→ **SET EXERCISE**:
Return, exactly as written, the lines that start at the one holding "Write the matplotlib code for this chart." and end at the one holding "plt.rcParams['font.family'] = ['Liberation", with both of those lines kept. Skip any pictures.
------ STORED RECORDS ------
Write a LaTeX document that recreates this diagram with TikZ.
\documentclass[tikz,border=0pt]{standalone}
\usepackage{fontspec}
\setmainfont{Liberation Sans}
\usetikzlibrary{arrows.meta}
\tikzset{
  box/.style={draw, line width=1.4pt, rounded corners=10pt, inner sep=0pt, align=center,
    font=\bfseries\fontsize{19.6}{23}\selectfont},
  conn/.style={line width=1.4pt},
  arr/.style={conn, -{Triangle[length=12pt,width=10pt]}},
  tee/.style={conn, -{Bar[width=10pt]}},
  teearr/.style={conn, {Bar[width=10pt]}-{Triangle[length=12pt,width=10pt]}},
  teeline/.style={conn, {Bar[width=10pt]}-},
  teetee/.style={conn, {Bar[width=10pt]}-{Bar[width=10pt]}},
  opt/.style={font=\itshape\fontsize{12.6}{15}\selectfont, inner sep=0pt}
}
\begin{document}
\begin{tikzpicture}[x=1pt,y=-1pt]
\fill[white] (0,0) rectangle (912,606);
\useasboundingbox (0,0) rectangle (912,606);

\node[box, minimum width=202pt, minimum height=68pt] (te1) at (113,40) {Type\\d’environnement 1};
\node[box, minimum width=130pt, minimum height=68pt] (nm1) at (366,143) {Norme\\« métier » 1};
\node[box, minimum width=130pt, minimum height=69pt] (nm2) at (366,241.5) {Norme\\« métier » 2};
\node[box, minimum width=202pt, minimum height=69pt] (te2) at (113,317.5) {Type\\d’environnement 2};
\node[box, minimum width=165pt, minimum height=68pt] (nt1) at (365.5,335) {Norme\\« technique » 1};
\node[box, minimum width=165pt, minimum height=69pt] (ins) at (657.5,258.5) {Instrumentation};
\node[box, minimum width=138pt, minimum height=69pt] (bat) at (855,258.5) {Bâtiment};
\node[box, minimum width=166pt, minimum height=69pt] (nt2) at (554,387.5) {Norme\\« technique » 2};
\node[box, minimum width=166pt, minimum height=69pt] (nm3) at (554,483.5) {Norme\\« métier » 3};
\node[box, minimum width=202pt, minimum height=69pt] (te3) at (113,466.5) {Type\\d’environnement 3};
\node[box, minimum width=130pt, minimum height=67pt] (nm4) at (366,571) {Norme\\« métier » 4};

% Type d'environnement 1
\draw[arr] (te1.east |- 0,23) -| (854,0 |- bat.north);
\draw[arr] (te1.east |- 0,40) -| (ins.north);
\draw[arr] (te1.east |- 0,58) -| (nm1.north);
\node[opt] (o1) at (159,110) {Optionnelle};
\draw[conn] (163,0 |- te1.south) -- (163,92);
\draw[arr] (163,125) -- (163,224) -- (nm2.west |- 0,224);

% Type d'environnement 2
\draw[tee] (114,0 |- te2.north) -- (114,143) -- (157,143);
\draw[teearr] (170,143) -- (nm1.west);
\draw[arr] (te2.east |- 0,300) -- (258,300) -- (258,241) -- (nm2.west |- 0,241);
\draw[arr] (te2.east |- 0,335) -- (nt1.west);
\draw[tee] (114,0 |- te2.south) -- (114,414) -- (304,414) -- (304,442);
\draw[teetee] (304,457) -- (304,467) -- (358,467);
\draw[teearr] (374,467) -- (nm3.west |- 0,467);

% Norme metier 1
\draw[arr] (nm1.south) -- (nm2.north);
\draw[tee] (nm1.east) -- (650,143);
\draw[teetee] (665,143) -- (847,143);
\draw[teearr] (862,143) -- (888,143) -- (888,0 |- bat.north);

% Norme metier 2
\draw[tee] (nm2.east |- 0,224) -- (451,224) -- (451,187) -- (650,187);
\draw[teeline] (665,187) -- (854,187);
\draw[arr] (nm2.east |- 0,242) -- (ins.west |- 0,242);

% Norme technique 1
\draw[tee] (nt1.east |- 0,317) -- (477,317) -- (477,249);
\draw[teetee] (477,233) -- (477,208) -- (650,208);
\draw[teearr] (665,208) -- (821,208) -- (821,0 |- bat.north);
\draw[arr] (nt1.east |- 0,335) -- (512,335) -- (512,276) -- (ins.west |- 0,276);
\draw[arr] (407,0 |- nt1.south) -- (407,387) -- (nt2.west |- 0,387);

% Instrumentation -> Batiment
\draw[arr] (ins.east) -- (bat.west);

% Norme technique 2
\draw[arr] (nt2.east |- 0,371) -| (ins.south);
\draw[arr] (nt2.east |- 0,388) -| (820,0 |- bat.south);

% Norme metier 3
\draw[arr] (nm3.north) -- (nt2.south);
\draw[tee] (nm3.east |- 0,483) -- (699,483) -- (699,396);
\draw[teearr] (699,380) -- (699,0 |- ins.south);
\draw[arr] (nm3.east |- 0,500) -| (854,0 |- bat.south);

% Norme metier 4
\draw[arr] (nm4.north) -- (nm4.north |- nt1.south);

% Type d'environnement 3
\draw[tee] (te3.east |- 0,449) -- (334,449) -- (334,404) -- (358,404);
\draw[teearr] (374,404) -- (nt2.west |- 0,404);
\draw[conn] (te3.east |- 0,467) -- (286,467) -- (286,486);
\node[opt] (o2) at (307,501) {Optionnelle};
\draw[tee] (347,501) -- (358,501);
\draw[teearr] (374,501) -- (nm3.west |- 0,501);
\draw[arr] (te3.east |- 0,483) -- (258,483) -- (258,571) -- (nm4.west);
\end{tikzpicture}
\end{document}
------
------ STORED RECORDS ------
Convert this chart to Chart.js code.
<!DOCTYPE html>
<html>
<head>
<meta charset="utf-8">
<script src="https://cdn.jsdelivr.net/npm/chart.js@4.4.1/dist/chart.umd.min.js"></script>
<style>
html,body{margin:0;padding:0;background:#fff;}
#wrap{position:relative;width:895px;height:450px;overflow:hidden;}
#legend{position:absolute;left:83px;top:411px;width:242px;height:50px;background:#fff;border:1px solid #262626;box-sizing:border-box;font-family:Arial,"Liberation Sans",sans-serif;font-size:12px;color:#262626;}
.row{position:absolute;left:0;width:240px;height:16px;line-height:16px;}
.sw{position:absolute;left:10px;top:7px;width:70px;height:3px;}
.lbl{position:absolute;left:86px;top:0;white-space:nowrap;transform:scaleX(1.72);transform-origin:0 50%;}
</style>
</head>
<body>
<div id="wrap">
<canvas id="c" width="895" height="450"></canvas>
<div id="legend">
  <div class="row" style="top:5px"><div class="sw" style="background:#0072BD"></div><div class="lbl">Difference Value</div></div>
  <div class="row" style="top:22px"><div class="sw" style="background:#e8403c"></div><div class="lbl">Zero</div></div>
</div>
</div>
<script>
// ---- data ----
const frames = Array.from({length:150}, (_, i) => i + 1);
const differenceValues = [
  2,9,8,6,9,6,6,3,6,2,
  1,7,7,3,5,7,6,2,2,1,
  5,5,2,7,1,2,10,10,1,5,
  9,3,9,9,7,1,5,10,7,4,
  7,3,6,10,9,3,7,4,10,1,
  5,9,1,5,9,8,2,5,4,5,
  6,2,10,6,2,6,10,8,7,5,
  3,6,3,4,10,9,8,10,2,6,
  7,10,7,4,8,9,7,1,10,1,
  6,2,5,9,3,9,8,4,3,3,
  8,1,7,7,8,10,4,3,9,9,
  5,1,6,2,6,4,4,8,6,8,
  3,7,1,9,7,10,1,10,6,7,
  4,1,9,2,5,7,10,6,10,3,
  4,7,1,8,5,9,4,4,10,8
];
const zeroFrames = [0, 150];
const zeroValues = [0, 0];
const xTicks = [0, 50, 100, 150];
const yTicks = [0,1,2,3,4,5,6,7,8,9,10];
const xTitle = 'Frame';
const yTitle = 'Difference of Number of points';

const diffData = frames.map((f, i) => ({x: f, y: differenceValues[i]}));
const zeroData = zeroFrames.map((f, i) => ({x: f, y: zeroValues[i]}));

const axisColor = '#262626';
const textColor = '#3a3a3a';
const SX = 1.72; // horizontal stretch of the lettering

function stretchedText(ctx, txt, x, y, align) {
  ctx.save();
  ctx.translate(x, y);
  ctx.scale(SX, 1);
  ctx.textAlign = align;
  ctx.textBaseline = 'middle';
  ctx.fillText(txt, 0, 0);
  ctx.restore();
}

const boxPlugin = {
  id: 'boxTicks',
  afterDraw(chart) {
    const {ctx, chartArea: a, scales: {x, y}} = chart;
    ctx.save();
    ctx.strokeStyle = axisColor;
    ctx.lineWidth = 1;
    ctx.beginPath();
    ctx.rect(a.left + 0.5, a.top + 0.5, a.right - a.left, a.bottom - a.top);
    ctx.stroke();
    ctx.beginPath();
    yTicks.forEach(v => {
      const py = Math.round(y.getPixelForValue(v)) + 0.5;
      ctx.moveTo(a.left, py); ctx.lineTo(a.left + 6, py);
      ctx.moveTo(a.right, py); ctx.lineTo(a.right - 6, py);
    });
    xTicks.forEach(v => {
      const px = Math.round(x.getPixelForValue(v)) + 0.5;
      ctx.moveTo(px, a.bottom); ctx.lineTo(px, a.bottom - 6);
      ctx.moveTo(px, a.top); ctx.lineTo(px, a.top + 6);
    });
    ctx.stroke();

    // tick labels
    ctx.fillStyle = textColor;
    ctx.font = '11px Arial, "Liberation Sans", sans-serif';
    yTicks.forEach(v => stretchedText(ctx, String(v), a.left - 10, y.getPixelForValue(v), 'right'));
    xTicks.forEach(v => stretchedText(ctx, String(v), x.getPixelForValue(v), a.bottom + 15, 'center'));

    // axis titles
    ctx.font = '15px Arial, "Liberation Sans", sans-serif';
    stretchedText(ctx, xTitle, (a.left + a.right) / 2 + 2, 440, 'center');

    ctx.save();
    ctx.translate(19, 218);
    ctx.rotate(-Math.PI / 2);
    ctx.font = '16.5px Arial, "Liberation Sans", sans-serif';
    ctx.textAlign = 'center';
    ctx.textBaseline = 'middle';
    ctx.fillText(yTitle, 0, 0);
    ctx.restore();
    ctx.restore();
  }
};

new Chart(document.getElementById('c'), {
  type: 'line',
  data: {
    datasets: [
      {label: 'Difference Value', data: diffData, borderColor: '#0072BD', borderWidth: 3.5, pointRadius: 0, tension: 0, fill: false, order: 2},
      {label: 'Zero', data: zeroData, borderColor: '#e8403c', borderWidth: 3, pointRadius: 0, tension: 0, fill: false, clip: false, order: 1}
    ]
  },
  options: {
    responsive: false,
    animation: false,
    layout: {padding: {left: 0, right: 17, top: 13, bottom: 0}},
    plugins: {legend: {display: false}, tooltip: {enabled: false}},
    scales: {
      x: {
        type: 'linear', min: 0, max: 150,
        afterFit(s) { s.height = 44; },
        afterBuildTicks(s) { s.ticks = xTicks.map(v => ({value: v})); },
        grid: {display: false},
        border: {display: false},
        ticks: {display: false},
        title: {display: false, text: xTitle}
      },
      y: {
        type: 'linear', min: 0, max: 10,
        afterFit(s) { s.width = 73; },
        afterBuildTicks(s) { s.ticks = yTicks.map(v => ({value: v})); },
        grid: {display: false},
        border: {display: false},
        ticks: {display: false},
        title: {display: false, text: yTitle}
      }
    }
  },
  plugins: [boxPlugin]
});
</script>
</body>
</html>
------
------ STORED RECORDS ------
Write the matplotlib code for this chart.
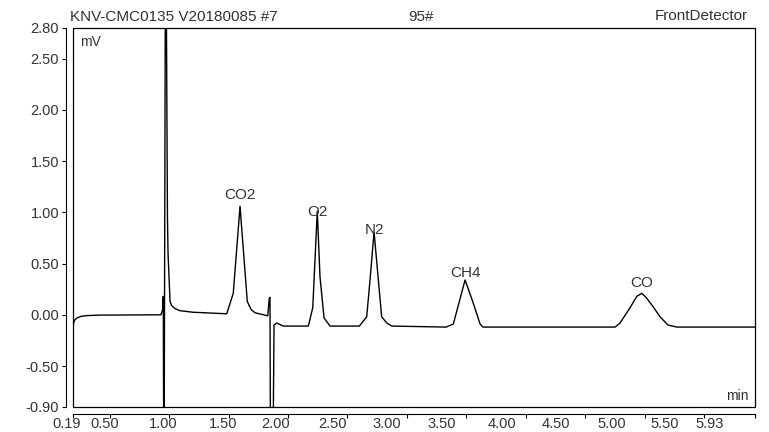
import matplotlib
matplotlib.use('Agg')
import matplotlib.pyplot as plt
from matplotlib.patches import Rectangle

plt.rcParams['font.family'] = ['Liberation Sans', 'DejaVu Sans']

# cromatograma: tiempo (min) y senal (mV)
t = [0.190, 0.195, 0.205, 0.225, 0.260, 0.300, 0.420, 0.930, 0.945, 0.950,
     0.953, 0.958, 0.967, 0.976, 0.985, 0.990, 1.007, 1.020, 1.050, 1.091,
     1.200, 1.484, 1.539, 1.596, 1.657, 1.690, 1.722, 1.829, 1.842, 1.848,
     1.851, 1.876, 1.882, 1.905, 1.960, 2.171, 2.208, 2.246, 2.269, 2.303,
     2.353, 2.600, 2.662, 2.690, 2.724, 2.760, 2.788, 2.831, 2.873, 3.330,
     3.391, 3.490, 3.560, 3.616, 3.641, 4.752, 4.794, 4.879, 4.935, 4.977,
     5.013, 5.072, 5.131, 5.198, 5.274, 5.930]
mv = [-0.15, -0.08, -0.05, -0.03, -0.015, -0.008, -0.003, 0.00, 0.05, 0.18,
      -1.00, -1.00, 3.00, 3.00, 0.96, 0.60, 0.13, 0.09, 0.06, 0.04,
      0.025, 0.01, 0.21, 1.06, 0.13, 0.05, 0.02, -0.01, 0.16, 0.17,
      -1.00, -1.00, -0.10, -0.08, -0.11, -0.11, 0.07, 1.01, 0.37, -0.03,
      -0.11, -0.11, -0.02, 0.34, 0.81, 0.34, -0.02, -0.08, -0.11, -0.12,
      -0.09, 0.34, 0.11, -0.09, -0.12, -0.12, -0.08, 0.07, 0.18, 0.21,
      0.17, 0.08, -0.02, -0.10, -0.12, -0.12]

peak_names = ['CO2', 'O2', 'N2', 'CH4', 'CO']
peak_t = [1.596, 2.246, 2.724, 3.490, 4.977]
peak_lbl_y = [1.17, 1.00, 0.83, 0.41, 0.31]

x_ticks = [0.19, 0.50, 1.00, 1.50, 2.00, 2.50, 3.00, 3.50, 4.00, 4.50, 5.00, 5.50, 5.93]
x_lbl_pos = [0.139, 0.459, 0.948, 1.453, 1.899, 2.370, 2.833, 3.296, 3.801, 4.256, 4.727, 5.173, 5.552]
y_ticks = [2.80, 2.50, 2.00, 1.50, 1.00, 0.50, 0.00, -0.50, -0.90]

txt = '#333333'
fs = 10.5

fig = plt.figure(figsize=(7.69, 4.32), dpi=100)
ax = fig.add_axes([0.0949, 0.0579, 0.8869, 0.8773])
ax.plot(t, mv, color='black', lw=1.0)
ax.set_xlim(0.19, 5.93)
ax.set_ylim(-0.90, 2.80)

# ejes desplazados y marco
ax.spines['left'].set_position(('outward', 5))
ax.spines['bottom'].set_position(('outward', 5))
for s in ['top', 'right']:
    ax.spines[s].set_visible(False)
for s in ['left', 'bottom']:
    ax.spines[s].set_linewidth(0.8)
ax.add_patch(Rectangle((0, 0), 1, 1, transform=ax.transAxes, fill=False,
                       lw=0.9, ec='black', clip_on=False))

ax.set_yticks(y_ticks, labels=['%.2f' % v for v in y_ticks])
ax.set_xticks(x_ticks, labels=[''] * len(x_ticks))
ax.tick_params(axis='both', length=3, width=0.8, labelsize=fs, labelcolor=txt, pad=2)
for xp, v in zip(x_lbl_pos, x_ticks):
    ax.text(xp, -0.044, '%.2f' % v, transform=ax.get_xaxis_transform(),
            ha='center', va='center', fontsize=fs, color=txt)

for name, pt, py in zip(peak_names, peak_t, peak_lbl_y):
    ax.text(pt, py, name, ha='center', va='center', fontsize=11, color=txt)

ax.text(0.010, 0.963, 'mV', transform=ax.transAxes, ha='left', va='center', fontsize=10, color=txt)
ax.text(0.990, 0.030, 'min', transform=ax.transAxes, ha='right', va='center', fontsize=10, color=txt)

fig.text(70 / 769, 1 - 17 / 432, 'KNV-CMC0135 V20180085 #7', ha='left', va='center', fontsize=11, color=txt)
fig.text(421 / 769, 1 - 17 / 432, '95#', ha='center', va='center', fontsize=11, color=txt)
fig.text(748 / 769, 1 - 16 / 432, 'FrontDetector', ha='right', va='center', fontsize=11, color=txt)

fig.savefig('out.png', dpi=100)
------
→ **WRITTEN ANSWER**:
Write the matplotlib code for this chart.
import matplotlib
matplotlib.use('Agg')
import matplotlib.pyplot as plt
from matplotlib.patches import Rectangle

plt.rcParams['font.family'] = ['Liberation Sans', 'DejaVu Sans']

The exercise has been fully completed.